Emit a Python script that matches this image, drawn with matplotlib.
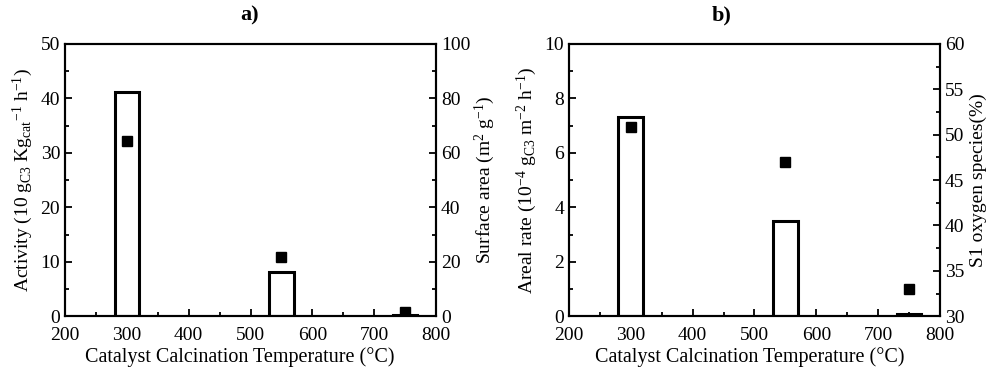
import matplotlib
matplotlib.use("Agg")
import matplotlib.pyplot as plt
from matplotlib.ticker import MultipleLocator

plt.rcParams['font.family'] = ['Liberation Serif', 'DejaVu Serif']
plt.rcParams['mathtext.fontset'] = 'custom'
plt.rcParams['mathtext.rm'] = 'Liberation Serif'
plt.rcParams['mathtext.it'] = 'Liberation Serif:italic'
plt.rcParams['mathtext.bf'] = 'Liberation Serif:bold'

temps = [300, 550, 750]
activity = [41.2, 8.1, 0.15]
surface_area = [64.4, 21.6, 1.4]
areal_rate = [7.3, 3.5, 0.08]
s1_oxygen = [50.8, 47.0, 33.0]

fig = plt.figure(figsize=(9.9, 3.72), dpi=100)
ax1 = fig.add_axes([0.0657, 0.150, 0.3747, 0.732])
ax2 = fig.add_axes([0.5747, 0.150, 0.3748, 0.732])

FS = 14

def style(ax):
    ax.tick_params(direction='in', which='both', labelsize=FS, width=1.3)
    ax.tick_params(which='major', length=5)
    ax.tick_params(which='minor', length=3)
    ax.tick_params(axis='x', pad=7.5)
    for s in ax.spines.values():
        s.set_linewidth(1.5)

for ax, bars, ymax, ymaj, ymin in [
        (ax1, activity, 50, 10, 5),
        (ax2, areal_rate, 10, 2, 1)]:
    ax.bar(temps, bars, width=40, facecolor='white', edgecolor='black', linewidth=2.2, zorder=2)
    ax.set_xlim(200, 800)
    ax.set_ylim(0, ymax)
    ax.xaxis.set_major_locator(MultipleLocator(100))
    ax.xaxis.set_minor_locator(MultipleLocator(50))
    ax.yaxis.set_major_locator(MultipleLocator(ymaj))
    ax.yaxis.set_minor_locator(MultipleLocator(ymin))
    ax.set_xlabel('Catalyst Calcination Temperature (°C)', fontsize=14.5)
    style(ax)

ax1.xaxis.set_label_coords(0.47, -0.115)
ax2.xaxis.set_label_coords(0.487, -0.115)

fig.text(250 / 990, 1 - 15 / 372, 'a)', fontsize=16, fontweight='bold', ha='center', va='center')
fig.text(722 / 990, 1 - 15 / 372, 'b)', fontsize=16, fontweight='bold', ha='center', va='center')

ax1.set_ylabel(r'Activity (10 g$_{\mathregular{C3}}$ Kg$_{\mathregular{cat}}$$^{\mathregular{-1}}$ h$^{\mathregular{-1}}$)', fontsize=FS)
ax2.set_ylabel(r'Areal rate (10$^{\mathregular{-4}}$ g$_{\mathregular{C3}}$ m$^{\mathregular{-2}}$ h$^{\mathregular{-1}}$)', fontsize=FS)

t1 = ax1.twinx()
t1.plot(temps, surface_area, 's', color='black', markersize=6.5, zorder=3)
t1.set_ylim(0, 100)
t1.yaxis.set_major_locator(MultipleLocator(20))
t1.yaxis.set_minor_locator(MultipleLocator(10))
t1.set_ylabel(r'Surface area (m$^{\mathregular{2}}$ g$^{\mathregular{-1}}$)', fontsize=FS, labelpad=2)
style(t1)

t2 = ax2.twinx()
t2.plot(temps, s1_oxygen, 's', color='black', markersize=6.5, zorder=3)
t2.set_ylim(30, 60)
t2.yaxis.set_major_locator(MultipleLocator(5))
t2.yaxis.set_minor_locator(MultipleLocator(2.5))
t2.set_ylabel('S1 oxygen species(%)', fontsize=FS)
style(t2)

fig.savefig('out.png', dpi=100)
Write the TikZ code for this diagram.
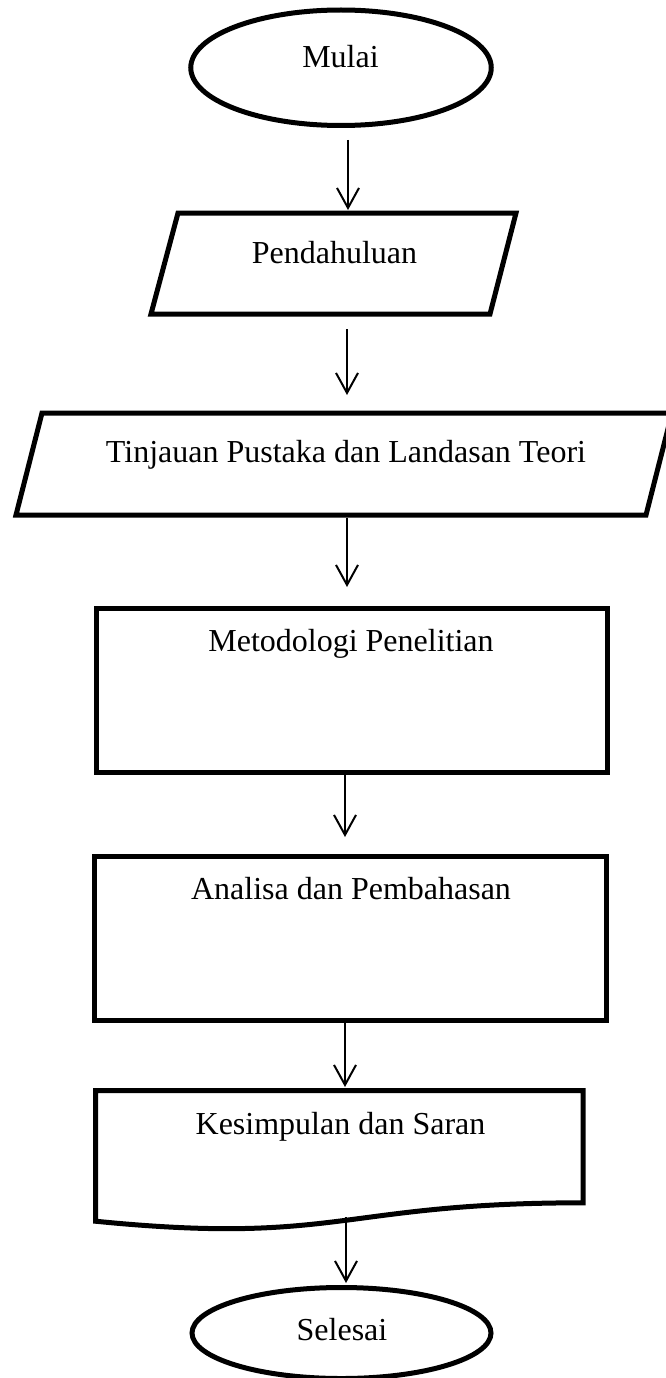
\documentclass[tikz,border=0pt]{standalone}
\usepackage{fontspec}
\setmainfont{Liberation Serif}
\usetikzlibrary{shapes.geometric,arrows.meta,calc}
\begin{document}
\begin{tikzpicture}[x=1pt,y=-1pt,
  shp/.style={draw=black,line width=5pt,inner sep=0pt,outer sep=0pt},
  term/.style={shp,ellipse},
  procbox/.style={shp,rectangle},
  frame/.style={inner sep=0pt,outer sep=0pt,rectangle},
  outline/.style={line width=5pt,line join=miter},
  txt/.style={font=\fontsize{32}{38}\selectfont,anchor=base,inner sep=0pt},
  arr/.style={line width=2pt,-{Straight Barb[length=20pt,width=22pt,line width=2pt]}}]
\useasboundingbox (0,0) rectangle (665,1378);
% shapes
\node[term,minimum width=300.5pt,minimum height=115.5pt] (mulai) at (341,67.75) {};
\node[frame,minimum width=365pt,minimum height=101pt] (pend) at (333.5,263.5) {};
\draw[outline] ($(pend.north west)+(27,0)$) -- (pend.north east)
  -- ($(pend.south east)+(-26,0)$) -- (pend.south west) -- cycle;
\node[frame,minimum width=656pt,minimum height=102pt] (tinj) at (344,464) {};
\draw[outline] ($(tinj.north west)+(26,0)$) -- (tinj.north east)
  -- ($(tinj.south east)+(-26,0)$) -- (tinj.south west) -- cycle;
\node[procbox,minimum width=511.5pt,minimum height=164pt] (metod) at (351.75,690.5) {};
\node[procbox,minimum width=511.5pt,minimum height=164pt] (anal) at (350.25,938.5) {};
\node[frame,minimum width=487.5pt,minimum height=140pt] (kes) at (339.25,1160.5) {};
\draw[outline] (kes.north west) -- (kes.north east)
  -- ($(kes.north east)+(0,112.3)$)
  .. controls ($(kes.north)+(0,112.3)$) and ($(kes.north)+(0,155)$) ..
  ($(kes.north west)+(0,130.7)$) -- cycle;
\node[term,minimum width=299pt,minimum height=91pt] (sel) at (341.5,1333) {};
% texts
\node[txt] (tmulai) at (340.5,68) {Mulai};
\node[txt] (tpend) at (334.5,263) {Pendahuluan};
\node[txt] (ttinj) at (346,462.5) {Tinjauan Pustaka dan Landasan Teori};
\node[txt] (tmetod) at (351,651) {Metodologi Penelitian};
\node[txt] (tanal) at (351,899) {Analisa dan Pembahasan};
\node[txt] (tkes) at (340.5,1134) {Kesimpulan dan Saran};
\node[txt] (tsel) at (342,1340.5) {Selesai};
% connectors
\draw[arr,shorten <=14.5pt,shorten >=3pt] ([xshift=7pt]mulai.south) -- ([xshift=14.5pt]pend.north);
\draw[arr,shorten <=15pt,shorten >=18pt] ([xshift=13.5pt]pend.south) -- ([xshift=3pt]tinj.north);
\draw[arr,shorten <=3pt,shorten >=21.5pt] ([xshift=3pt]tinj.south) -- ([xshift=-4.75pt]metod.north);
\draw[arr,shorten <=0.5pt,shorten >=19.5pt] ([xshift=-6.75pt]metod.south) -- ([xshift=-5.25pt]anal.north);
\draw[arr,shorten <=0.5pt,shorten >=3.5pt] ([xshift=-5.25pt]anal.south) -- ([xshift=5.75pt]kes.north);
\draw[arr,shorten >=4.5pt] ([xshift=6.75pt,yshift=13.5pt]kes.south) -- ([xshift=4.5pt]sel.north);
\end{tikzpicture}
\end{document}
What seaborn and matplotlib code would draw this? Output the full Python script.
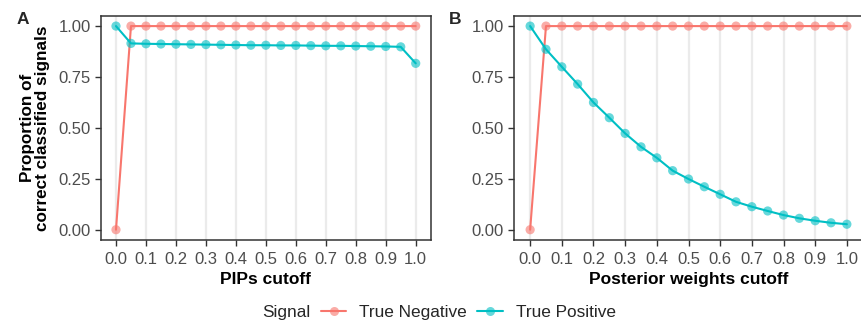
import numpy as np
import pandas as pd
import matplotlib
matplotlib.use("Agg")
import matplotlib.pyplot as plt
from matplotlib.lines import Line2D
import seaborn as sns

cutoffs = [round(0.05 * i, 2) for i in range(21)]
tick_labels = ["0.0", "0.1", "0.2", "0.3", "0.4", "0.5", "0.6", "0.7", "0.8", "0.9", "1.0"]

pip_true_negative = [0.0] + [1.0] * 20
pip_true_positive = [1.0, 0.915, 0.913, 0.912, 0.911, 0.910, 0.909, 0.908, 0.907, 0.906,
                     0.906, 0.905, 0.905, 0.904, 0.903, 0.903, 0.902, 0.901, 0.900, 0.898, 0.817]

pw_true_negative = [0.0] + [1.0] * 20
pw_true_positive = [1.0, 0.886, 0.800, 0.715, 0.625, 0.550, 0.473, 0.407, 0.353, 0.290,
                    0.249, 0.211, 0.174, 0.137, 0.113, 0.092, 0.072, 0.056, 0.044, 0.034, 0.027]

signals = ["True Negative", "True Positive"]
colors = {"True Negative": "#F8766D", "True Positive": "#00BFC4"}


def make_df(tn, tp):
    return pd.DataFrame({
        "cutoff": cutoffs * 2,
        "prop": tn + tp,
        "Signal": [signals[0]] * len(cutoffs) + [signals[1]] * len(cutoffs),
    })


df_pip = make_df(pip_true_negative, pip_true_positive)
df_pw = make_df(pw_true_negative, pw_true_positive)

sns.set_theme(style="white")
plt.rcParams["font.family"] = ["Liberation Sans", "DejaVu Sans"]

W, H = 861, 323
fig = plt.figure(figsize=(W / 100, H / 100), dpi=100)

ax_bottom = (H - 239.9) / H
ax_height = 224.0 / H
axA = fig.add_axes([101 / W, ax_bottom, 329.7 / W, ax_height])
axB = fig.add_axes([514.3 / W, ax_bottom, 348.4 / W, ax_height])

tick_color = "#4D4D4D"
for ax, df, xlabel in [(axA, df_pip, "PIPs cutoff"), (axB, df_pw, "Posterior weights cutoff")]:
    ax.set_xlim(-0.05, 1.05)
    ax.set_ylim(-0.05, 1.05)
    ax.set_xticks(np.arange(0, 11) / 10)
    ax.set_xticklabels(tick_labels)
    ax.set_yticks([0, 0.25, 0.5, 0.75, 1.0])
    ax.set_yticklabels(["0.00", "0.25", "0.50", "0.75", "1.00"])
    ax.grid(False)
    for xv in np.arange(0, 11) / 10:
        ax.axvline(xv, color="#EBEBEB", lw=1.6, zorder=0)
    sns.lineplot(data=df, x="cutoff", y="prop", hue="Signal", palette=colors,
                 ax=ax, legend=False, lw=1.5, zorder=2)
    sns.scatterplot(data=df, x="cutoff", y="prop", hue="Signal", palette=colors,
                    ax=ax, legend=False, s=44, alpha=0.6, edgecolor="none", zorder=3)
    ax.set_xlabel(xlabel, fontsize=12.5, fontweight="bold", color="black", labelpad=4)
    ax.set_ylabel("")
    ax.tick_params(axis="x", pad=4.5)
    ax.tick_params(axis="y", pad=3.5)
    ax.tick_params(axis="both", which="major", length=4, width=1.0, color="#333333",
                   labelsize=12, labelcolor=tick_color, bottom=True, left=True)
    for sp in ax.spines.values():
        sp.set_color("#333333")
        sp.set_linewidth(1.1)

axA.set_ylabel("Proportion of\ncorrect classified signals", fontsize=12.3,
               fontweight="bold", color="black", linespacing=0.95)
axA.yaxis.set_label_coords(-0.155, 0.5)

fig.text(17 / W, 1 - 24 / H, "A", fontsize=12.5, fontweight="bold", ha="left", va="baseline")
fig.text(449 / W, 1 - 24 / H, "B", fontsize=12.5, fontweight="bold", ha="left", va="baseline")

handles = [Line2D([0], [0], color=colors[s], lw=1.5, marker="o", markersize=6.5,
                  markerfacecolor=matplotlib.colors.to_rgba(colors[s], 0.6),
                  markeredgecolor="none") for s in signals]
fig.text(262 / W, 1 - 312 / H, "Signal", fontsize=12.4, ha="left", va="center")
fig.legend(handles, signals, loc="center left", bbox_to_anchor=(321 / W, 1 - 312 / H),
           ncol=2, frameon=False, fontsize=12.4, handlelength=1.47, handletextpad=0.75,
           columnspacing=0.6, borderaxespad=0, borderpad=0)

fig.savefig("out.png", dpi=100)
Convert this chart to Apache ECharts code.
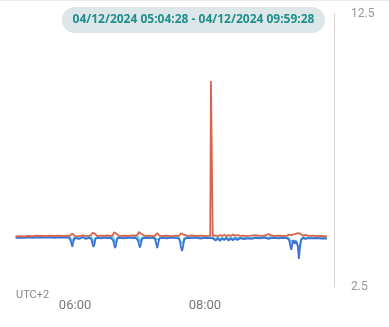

----

» **Direction**:
Can the lines from the start of the records through the line with "from matplotlib.ticker import MultipleLocator" be given again exactly, with the pictures left out?

» **Final result**:
Emit a Python script that matches this image, drawn with matplotlib.
import matplotlib
matplotlib.use("Agg")
import matplotlib.pyplot as plt
from matplotlib.ticker import MultipleLocator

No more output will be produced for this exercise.